Developers want tax relief for Harris Hill Commons apartment project in Clarence

The group of developers – led by M.J. Peterson Corp.’s Victor “Pete” Peterson – proposing the Harris Hill Commons residential complex in Clarence is seeking more than $900,000 in tax breaks from the town’s industrial development agency for a mixed-use portion of the project.

But with market-rate housing projects generally not eligible for tax breaks, it’s not clear if the mixed-use buildings with ground floor commercial space cited by the developers would qualify for taxpayer subsidies, especially absent other special justifications.

Peterson, together with Randaccio Builders’ Alan Randaccio and homebuilder Elliot Lasky, are planning to construct a complex of 31 two-story buildings in the eastern suburb, using 11.5 acres of undeveloped land at 8450 Sheridan Drive. That’s the northwest corner of the intersection at Harris Hill Road.
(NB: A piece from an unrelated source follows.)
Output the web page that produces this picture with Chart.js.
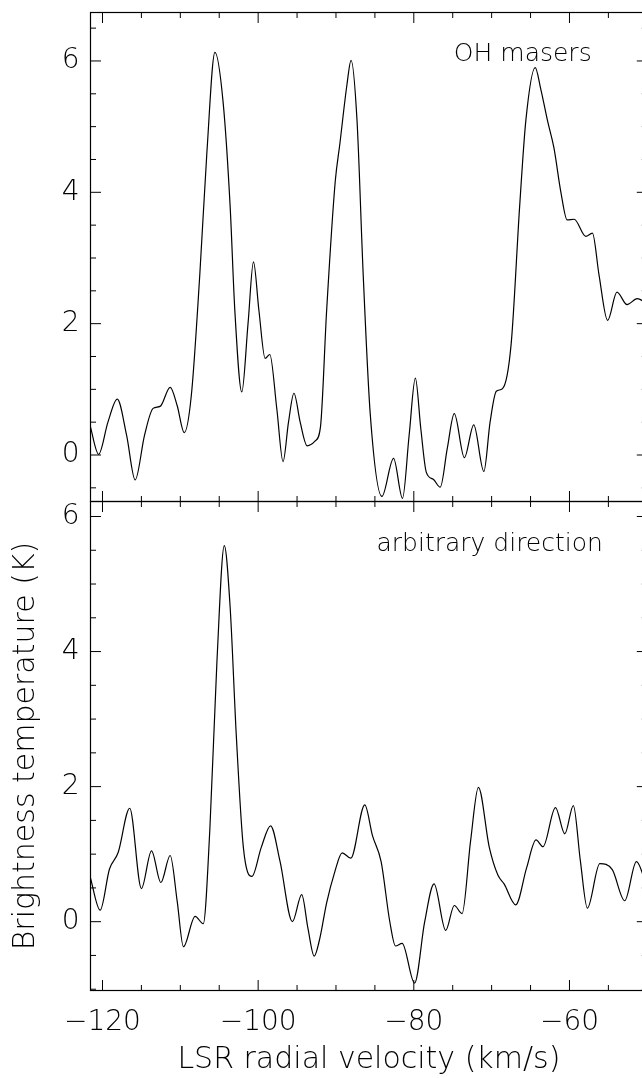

In the works for the past couple of years, the three-phase project by their Windsor Ridge Partners would consist of 18 two-unit townhouse buildings arrayed in two rows in the rear, plus two more doubles and five four-unit townhouse and four-plex buildings in the middle, and eight identical small buildings in front with three apartments and first-floor commercial space in each.

But the $30 million project has been hit by rising construction costs and higher interest rates. So the developers are seeking help from the Clarence IDA for the mixed-use portion of the project, which totals about 52,316 square feet at a cost of $12.91 million.

That’s the eight identical two-story buildings in the front of the site, each with first-floor retail space and 21 apartments in all. It would consist of 11,818 square feet of commercial space and 40,498 square feet of residential space.

The three developers are working on that part of the project with Kulback’s Construction owner David Kulbacki. They’re applying for $433,125 in sales tax relief, $72,000 in mortgage-recording tax abatement and a payment-in-lieu-of-taxes on the property that will save $462,556. A public hearing was held June 22, and public written comments may still be submitted to the agency, which will consider the application next month. Without that help, the project won’t move forward, the group said in its application.

“Due to the high cost of construction, without financial assistance, the Developer will not have an adequate rate of return, and this will be deemed too risky by the developer,” the group wrote. “The consequence to the Town of Clarence is (a) lack of available housing and (b) loss in potential property tax revenue.”

However, the application doesn’t explain how the project would qualify for assistance either. It would create only two jobs. It’s not an adaptive-reuse project, nor is it senior or affordable housing. It’s not located in a highly distressed census tract, has no impact on manufacturing jobs or facilities, and is unlikely to attract patrons from outside the area – all of which are criteria that could justify tax breaks on a retail or residential project that is normally not eligible.

According to the application, project expenses include $277,000 for the property acquisition, $10.18 million for construction, $2 million for infrastructure, $400,000 in professional fees and $50,000 for furniture and fixtures. Funding includes $3.31 million in equity from the developers and $9.6 million in bank financing.

Overall, the development would have 80 residential units in all, plus 24,800 square feet of commercial or retail space, according to the plans by Silvestri Architects and Greenman-Pedersen Inc., which were approved by town officials Jan. 11. Parking would include 239 spaces along the streets, 16 accessible spaces, 40 garage spots and 40 driveway spaces.

The developers hope to start work immediately, with completion by May 2024.